*What you are asked to do*
Write out word for word each line of the records, beginning at the first and stopping after the line with "minimum width=5.29cm, minimum". Leave the pictures out.

[Start]

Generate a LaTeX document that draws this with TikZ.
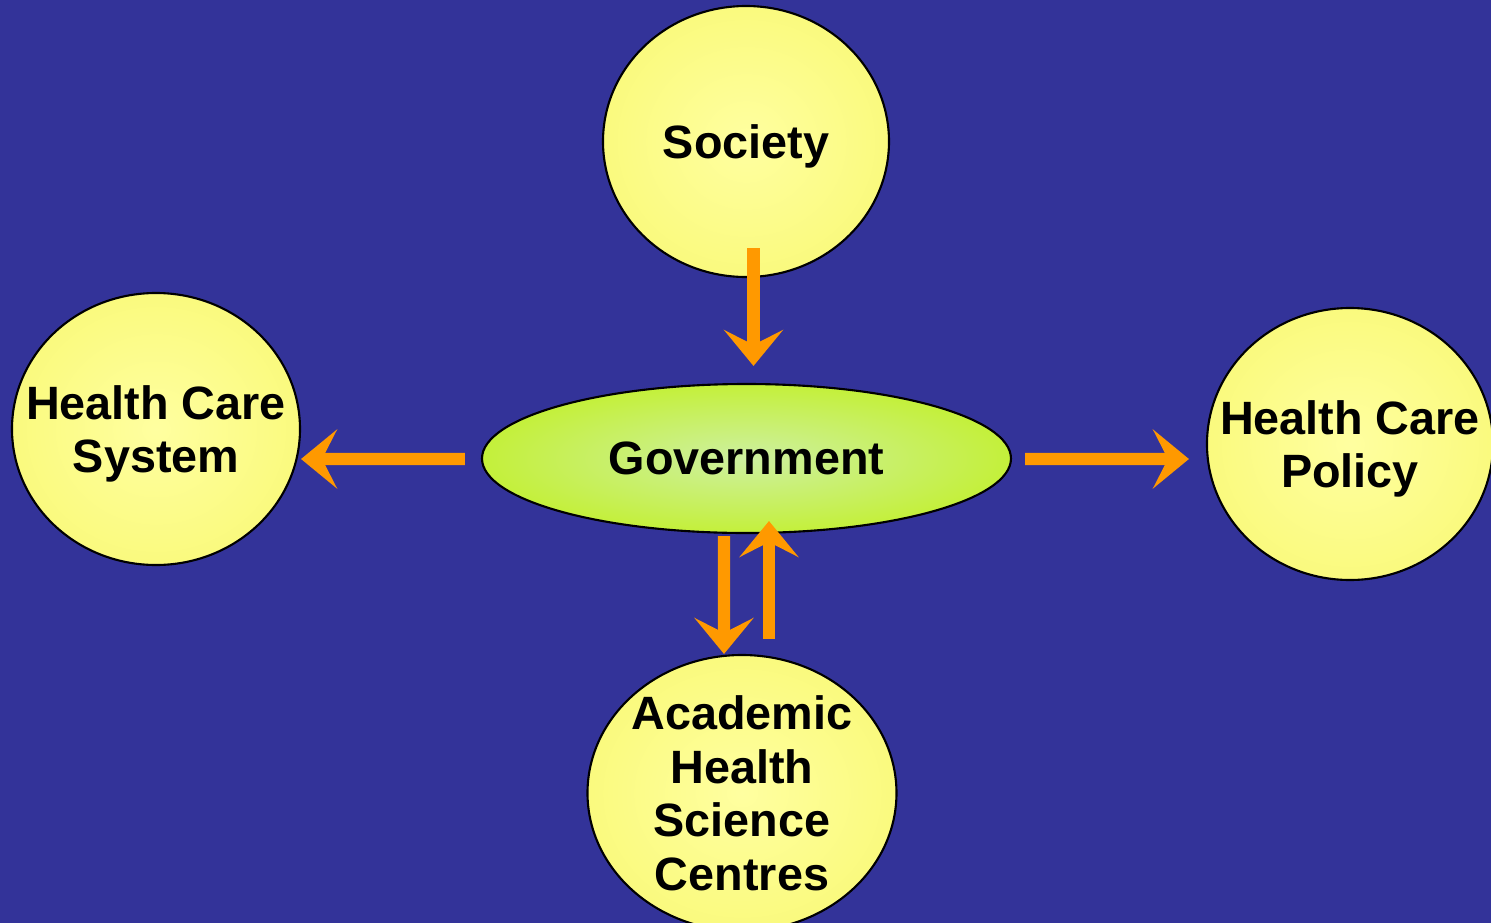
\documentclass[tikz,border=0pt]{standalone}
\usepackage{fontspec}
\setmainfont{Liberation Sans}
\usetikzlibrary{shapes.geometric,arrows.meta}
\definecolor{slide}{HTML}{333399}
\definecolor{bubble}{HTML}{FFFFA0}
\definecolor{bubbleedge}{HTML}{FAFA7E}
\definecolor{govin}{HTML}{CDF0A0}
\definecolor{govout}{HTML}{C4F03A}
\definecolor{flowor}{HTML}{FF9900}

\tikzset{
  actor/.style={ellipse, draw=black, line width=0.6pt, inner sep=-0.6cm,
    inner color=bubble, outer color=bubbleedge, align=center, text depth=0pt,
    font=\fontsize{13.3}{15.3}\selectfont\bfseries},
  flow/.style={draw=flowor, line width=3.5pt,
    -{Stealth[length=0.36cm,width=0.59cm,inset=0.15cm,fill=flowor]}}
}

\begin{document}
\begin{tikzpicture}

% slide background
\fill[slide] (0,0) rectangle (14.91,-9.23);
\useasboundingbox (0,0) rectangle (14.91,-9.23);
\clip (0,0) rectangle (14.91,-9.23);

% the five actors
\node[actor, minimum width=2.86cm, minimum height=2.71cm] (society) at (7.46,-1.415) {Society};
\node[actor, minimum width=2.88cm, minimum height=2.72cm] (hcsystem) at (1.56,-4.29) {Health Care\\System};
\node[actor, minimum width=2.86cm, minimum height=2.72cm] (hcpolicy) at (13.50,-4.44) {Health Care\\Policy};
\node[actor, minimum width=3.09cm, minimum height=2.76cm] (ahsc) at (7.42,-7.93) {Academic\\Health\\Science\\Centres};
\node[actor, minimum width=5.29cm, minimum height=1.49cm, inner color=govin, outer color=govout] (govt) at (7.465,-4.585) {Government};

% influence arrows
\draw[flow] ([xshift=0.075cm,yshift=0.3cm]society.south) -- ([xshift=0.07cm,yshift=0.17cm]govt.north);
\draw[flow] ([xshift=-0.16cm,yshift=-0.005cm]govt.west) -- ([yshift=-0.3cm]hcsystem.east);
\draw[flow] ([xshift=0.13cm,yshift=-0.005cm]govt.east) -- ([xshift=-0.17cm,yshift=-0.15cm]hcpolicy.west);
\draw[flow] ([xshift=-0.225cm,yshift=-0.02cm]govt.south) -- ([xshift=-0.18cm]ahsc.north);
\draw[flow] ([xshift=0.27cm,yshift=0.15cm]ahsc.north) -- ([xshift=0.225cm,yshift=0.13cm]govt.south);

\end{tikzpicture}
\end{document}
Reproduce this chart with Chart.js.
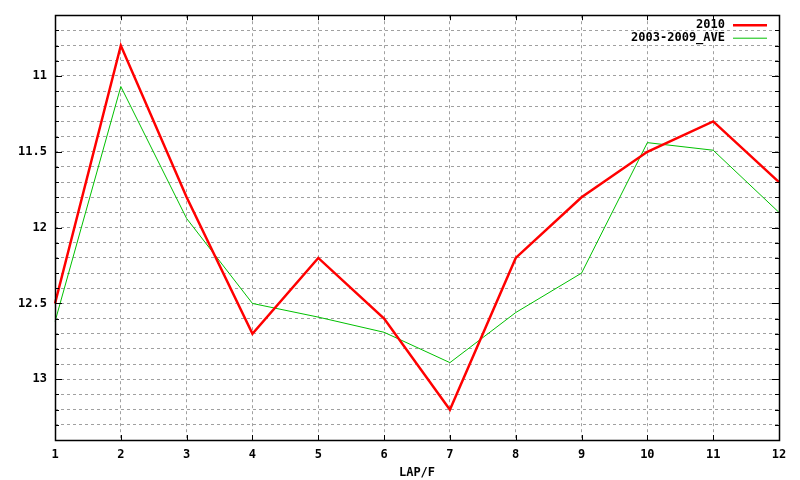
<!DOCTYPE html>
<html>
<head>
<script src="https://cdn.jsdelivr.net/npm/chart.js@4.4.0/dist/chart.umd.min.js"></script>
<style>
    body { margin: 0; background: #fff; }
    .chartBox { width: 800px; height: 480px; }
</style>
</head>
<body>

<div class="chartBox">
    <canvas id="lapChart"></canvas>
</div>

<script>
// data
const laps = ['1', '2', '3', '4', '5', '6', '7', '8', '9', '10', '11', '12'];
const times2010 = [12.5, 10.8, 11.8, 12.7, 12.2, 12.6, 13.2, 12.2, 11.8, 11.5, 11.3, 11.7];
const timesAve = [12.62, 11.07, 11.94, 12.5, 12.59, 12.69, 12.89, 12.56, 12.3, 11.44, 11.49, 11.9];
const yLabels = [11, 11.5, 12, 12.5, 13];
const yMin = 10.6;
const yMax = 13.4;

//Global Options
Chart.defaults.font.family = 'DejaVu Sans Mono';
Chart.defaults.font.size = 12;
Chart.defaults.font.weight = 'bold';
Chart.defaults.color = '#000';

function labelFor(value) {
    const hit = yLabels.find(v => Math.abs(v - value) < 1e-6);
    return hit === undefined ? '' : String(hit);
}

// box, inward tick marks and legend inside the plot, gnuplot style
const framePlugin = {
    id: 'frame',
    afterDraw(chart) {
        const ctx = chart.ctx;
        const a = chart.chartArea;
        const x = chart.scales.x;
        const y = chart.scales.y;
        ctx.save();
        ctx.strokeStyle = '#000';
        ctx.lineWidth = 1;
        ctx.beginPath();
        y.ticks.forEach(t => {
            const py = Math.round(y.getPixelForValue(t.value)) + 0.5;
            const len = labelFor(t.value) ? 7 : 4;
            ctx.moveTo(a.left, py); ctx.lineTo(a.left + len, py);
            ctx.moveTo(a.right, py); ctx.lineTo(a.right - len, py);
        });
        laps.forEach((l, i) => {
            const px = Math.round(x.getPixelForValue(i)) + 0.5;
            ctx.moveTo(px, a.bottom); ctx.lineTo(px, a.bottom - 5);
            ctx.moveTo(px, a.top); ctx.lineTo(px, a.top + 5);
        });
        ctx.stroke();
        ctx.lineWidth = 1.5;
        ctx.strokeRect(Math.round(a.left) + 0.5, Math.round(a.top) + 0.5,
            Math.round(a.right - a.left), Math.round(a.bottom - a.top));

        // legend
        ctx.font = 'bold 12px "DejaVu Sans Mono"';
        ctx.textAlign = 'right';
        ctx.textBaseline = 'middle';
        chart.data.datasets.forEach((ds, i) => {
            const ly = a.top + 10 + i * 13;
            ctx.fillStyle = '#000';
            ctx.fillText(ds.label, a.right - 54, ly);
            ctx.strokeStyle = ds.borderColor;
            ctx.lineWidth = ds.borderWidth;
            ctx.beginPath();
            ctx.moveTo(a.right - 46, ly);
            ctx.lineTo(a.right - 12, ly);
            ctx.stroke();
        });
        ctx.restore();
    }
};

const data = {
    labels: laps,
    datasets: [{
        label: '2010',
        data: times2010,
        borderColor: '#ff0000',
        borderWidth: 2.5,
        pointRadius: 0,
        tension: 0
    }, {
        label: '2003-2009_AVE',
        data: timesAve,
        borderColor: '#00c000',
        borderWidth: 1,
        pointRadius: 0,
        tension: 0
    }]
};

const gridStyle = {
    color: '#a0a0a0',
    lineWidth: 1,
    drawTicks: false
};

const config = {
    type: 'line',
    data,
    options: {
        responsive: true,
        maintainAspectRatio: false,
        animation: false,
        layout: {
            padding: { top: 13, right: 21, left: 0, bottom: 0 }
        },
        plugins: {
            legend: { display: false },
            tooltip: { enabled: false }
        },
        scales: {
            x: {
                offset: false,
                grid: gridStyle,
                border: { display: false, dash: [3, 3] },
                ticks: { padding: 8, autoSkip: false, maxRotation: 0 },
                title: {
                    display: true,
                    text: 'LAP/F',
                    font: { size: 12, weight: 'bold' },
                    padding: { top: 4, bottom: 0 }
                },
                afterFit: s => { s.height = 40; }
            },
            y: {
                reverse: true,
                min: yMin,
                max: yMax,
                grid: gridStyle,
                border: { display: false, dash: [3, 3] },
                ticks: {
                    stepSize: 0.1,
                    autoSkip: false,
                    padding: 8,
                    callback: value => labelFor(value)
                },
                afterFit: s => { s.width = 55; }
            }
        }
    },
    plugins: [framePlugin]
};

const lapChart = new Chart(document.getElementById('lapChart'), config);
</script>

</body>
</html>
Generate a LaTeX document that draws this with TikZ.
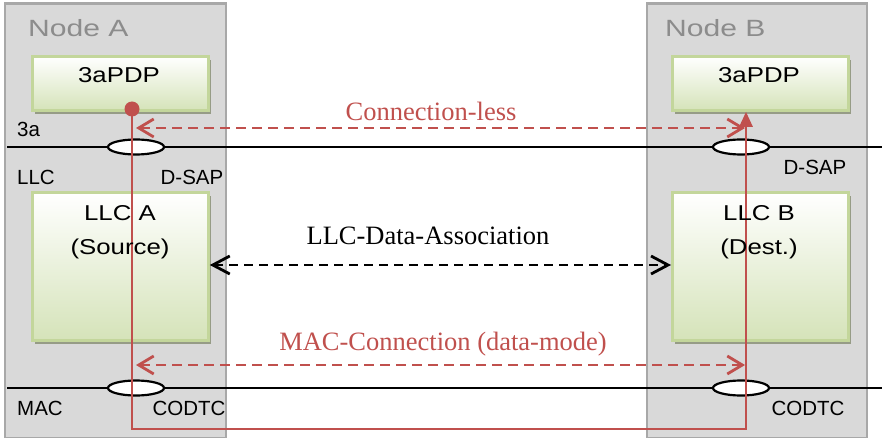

[End]

*Task result*
Generate a LaTeX document that draws this with TikZ.
\documentclass[tikz,border=0pt]{standalone}
\usepackage{fontspec}
\setmainfont{Liberation Sans}
\usetikzlibrary{shapes.geometric,arrows.meta}
\definecolor{slide}{HTML}{333399}
\definecolor{bubble}{HTML}{FFFFA0}
\definecolor{bubbleedge}{HTML}{FAFA7E}
\definecolor{govin}{HTML}{CDF0A0}
\definecolor{govout}{HTML}{C4F03A}
\definecolor{flowor}{HTML}{FF9900}

\tikzset{
  actor/.style={ellipse, draw=black, line width=0.6pt, inner sep=-0.6cm,
    inner color=bubble, outer color=bubbleedge, align=center, text depth=0pt,
    font=\fontsize{13.3}{15.3}\selectfont\bfseries},
  flow/.style={draw=flowor, line width=3.5pt,
    -{Stealth[length=0.36cm,width=0.59cm,inset=0.15cm,fill=flowor]}}
}

\begin{document}
\begin{tikzpicture}

% slide background
\fill[slide] (0,0) rectangle (14.91,-9.23);
\useasboundingbox (0,0) rectangle (14.91,-9.23);
\clip (0,0) rectangle (14.91,-9.23);

% the five actors
\node[actor, minimum width=2.86cm, minimum height=2.71cm] (society) at (7.46,-1.415) {Society};
\node[actor, minimum width=2.88cm, minimum height=2.72cm] (hcsystem) at (1.56,-4.29) {Health Care\\System};
\node[actor, minimum width=2.86cm, minimum height=2.72cm] (hcpolicy) at (13.50,-4.44) {Health Care\\Policy};
\node[actor, minimum width=3.09cm, minimum height=2.76cm] (ahsc) at (7.42,-7.93) {Academic\\Health\\Science\\Centres};
\node[actor, minimum width=5.29cm, minimum height=1.49cm, inner color=govin, outer color=govout] (govt) at (7.465,-4.585) {Government};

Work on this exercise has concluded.